◆ **Part of a data file**
>> START

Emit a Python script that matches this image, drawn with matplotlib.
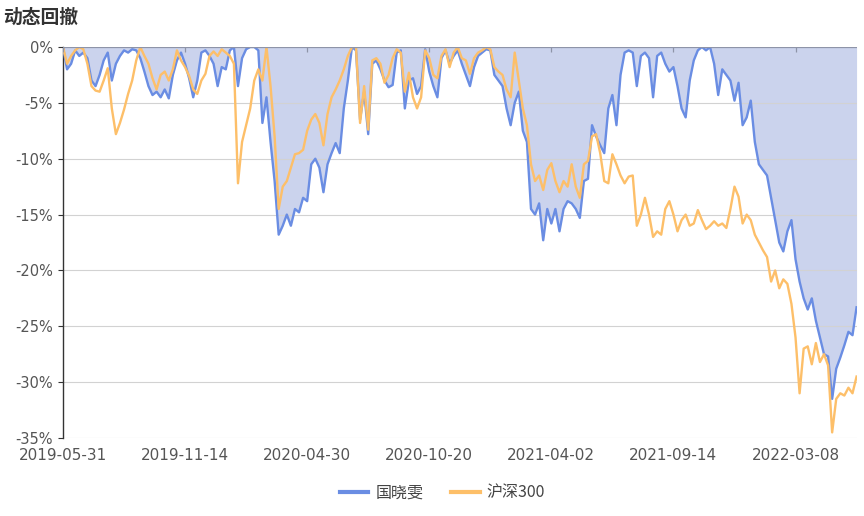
import matplotlib
matplotlib.use("Agg")
import matplotlib.pyplot as plt
from matplotlib.lines import Line2D

plt.rcParams['font.family'] = ['DejaVu Sans', 'Noto Sans CJK SC']

# drawdown in % at equal steps along the date axis
guoxiaowen = [
    0, -2.0, -1.5, -0.3, -0.8, -0.5, -1.0, -3.0, -3.5, -2.5,
    -1.2, -0.5, -3.0, -1.5, -0.8, -0.3, -0.5, -0.2, -0.3, -1.0,
    -2.2, -3.5, -4.3, -4.0, -4.5, -3.8, -4.6, -2.5, -1.2, -0.5,
    -1.5, -2.8, -4.5, -3.0, -0.5, -0.3, -0.8, -1.5, -3.5, -1.8,
    -2.0, -0.3, 0, -3.5, -1.0, -0.2, 0, 0, -0.3, -6.8,
    -4.5, -8.5, -12.0, -16.8, -16.0, -15.0, -16.0, -14.5, -14.8, -13.5,
    -13.8, -10.5, -10.0, -10.8, -13.0, -10.5, -9.5, -8.6, -9.5, -5.5,
    -3.0, 0, -0.3, -6.5, -4.0, -7.8, -1.5, -1.2, -2.0, -3.0,
    -3.6, -3.4, -0.5, -0.3, -5.5, -3.0, -2.8, -4.2, -3.5, -0.2,
    -2.2, -3.5, -4.5, -1.0, -0.3, -1.5, -0.8, -0.3, -1.5, -2.5,
    -3.5, -1.8, -0.8, -0.5, -0.2, -0.3, -2.5, -3.0, -3.5, -5.5,
    -7.0, -5.0, -4.0, -7.5, -8.5, -14.5, -15.0, -14.0, -17.3, -14.5,
    -15.8, -14.5, -16.5, -14.5, -13.8, -14.0, -14.5, -15.3, -12.0, -11.8,
    -7.0, -8.0, -8.8, -9.5, -5.5, -4.3, -7.0, -2.5, -0.5, -0.3,
    -0.5, -3.5, -0.8, -0.5, -1.0, -4.5, -0.8, -0.5, -1.5, -2.2,
    -1.8, -3.5, -5.5, -6.3, -3.0, -1.2, -0.3, 0, -0.3, 0,
    -1.5, -4.3, -2.0, -2.5, -3.0, -4.8, -3.2, -7.0, -6.3, -4.8,
    -8.5, -10.5, -11.0, -11.5, -13.5, -15.5, -17.5, -18.3, -16.5, -15.5,
    -19.0, -21.0, -22.5, -23.5, -22.5, -24.5, -26.0, -27.5, -27.7, -31.5,
    -28.8, -27.8, -26.7, -25.5, -25.8, -23.3,
]
hs300 = [
    0, -1.5, -0.8, -0.3, 0, -0.2, -1.5, -3.5, -3.9, -4.0,
    -3.0, -1.9, -5.5, -7.8, -6.8, -5.6, -4.2, -3.0, -1.2, 0,
    -0.8, -1.5, -2.8, -3.8, -2.5, -2.2, -3.0, -2.0, -0.3, -1.2,
    -1.8, -2.6, -3.8, -4.2, -3.0, -2.4, -0.8, -0.4, -0.8, -0.2,
    -0.5, -0.8, -1.5, -12.2, -8.5, -7.0, -5.5, -3.0, -2.0, -3.0,
    0, -3.5, -8.0, -14.5, -12.5, -12.0, -10.8, -9.6, -9.5, -9.2,
    -7.5, -6.5, -6.0, -6.8, -8.8, -6.0, -4.5, -3.8, -3.0, -2.0,
    -0.8, 0, 0, -6.8, -3.5, -7.4, -1.2, -1.0, -1.5, -3.2,
    -2.5, -1.0, -0.2, -0.5, -4.0, -2.3, -4.5, -5.5, -4.5, -0.3,
    -1.0, -2.5, -2.8, -0.8, -0.2, -1.8, -0.5, 0, -1.0, -1.2,
    -2.4, -1.0, -0.5, -0.3, 0, -0.2, -1.8, -2.2, -2.5, -3.8,
    -4.5, -0.5, -3.0, -5.5, -7.0, -10.5, -12.0, -11.5, -12.8, -11.0,
    -10.4, -12.0, -13.0, -12.0, -12.5, -10.5, -12.5, -13.5, -10.5, -10.2,
    -8.0, -7.8, -9.5, -12.0, -12.2, -9.6, -10.5, -11.5, -12.2, -11.6,
    -11.5, -16.0, -15.0, -13.5, -15.0, -17.0, -16.5, -16.8, -14.5, -13.8,
    -15.0, -16.5, -15.5, -15.0, -16.0, -15.8, -14.6, -15.5, -16.3, -16.0,
    -15.6, -16.0, -15.8, -16.2, -14.5, -12.5, -13.4, -15.8, -15.0, -15.5,
    -16.8, -17.5, -18.2, -18.8, -21.0, -20.0, -21.6, -20.8, -21.2, -23.0,
    -26.0, -31.0, -27.0, -26.8, -28.4, -26.5, -28.2, -27.5, -28.5, -34.5,
    -31.5, -31.0, -31.2, -30.5, -31.0, -29.5,
]
date_labels = ['2019-05-31', '2019-11-14', '2020-04-30', '2020-10-20',
               '2021-04-02', '2021-09-14', '2022-03-08']
label_step = 30

x = list(range(len(guoxiaowen)))

fig = plt.figure(figsize=(8.64, 5.16), dpi=100)
ax = fig.add_axes([0.0729, 0.1512, 0.9185, 0.7577])

ax.fill_between(x, guoxiaowen, 0, color='#5470c6', alpha=0.3, lw=0)
ax.plot(x, guoxiaowen, color='#6a8de3', lw=1.7, zorder=3)
ax.plot(x, hs300, color='#fdbf69', lw=1.7, zorder=4)

ax.set_xlim(0, len(x) - 1)
ax.set_ylim(-35, 0)

# gridlines
yt = [0, -5, -10, -15, -20, -25, -30, -35]
ax.set_yticks(yt)
ax.set_yticklabels([f'{v}%' for v in yt])
for v in yt[1:]:
    ax.axhline(v, color='#d2d2d2', lw=0.8, zorder=1)

# x axis line sits on 0 with ticks pointing down
ax.axhline(0, color='#8e94a8', lw=0.9, zorder=5)
tick_pos = [i * label_step for i in range(len(date_labels))]
for t in tick_pos:
    ax.plot([t, t], [0, -0.45], color='#8e94a8', lw=0.9, zorder=5, solid_capstyle='butt')

ax.set_xticks(tick_pos)
ax.set_xticklabels(date_labels)

for s in ['top', 'right', 'bottom']:
    ax.spines[s].set_visible(False)
ax.spines['left'].set_color('#333333')
ax.spines['left'].set_linewidth(1)

ax.tick_params(axis='x', length=0, pad=7, labelsize=11, labelcolor='#555555')
ax.tick_params(axis='y', length=3.6, width=0.8, color='#333333', pad=3.5,
               labelsize=10.5, labelcolor='#555555')

fig.text(0.004, 1 - 17 / 516, '动态回撤', family='Noto Sans CJK SC', fontsize=13.5,
         fontweight='bold', color='#333333', va='center', ha='left')

handles = [Line2D([], [], color='#6a8de3', lw=3),
           Line2D([], [], color='#fdbf69', lw=3)]
leg = fig.legend(handles, ['国晓雯', '沪深300'], loc='center', ncol=2,
                 bbox_to_anchor=(0.512, 1 - 493 / 516), frameon=False,
                 prop={'family': 'Noto Sans CJK SC', 'size': 11.5},
                 handlelength=1.8, handletextpad=0.45, columnspacing=1.7)
for t in leg.get_texts():
    t.set_color('#444444')

fig.savefig('out.png', dpi=100)
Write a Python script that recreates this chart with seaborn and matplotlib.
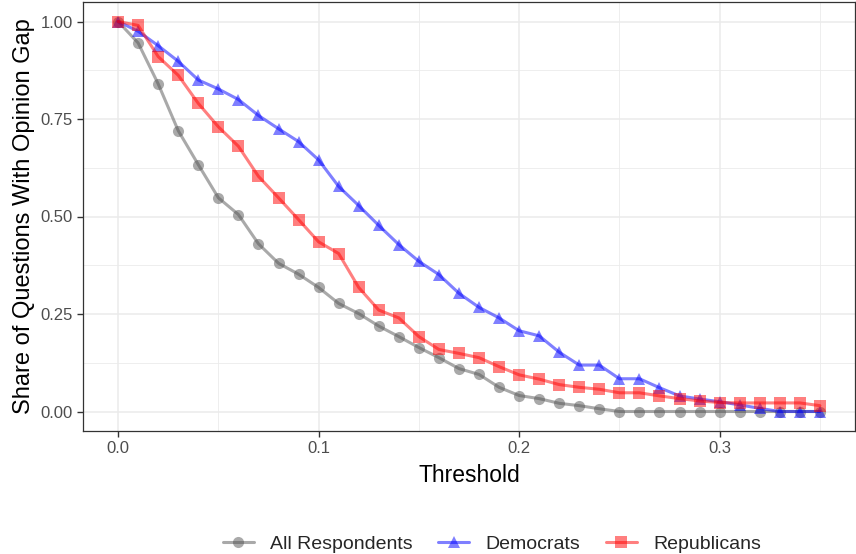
import matplotlib
matplotlib.use("Agg")
import matplotlib.pyplot as plt
import numpy as np
import pandas as pd
import seaborn as sns
from matplotlib.ticker import MultipleLocator

# thresholds 0.00 .. 0.35
threshold = [round(0.01 * i, 2) for i in range(36)]

all_resp = [1.00, 0.945, 0.84, 0.72, 0.633, 0.548, 0.505, 0.43, 0.38, 0.352, 0.318,
            0.277, 0.251, 0.219, 0.192, 0.164, 0.138, 0.11, 0.095, 0.062, 0.041,
            0.033, 0.021, 0.015, 0.007, 0.0, 0.0, 0.0, 0.0, 0.0, 0.0,
            0.0, 0.0, 0.0, 0.0, 0.0]
democrats = [1.00, 0.975, 0.938, 0.898, 0.85, 0.827, 0.80, 0.759, 0.725, 0.692, 0.645,
             0.577, 0.528, 0.477, 0.428, 0.385, 0.351, 0.303, 0.267, 0.24, 0.207,
             0.194, 0.152, 0.119, 0.119, 0.084, 0.084, 0.061, 0.04, 0.032, 0.025,
             0.017, 0.008, 0.0, 0.0, 0.0]
republicans = [1.00, 0.99, 0.91, 0.862, 0.79, 0.73, 0.68, 0.603, 0.548, 0.492, 0.435,
               0.405, 0.318, 0.26, 0.24, 0.192, 0.159, 0.149, 0.138, 0.115, 0.094,
               0.083, 0.069, 0.062, 0.057, 0.048, 0.048, 0.04, 0.033, 0.027, 0.023,
               0.022, 0.022, 0.022, 0.022, 0.015]

groups = ["All Respondents", "Democrats", "Republicans"]
palette = {"All Respondents": "#555555", "Democrats": "#0000ff", "Republicans": "#ff0000"}
markers = {"All Respondents": "o", "Democrats": "^", "Republicans": "s"}

df = pd.DataFrame({
    "Threshold": threshold * 3,
    "share": all_resp + democrats + republicans,
    "group": [g for g in groups for _ in threshold],
})

sns.set_theme(style="whitegrid")
plt.rcParams["font.family"] = ["Liberation Sans", "DejaVu Sans"]

fig = plt.figure(figsize=(8.56, 5.54), dpi=100)
ax = fig.add_axes([83 / 856, 1 - 431 / 554, (855 - 83) / 856, (431 - 2) / 554])

sns.lineplot(data=df, x="Threshold", y="share", hue="group", style="group",
             palette=palette, markers=markers, dashes=False, markersize=8,
             linewidth=2.2, alpha=0.5, markeredgewidth=0, ax=ax)

ax.set_xlim(-0.0175, 0.3675)
ax.set_ylim(-0.05, 1.05)
ax.xaxis.set_minor_locator(MultipleLocator(0.05))
ax.yaxis.set_minor_locator(MultipleLocator(0.125))
ax.set_xticks([0, 0.1, 0.2, 0.3])
ax.set_xticklabels(["0.0", "0.1", "0.2", "0.3"])
ax.set_yticks([0, 0.25, 0.5, 0.75, 1.0])
ax.set_yticklabels(["0.00", "0.25", "0.50", "0.75", "1.00"])

ax.grid(which="major", color="#ebebeb", linewidth=1.1)
ax.grid(which="minor", color="#ebebeb", linewidth=0.6)
ax.set_axisbelow(True)
for s in ax.spines.values():
    s.set_color("#333333")
    s.set_linewidth(0.9)
ax.tick_params(axis="both", which="major", length=4.3, width=1.0, color="#333333",
               labelsize=12, labelcolor="#4d4d4d", pad=3, bottom=True, left=True)
ax.tick_params(which="minor", length=0)

ax.set_xlabel("Threshold", fontsize=16.5, color="black", labelpad=6)
ax.set_ylabel("Share of Questions With Opinion Gap", fontsize=17, color="black", labelpad=4)

handles, labels = ax.get_legend_handles_labels()
ax.legend_.remove()
fig.legend(handles, labels, loc="center", bbox_to_anchor=(492 / 856, 1 - 544 / 554), ncol=3,
           frameon=False, fontsize=14, handlelength=1.6, columnspacing=1.3,
           handletextpad=0.85)

fig.savefig("out.png", dpi=100)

>> END

◆ **Exercise**
Repeat only what lies between the start of the data and the end of the line containing "plt.rcParams['font.family'] = ['DejaVu", exactly, with pictures left out.

◆ **Written solution**
Emit a Python script that matches this image, drawn with matplotlib.
import matplotlib
matplotlib.use("Agg")
import matplotlib.pyplot as plt
from matplotlib.lines import Line2D

plt.rcParams['font.family'] = ['DejaVu Sans', 'Noto Sans CJK SC']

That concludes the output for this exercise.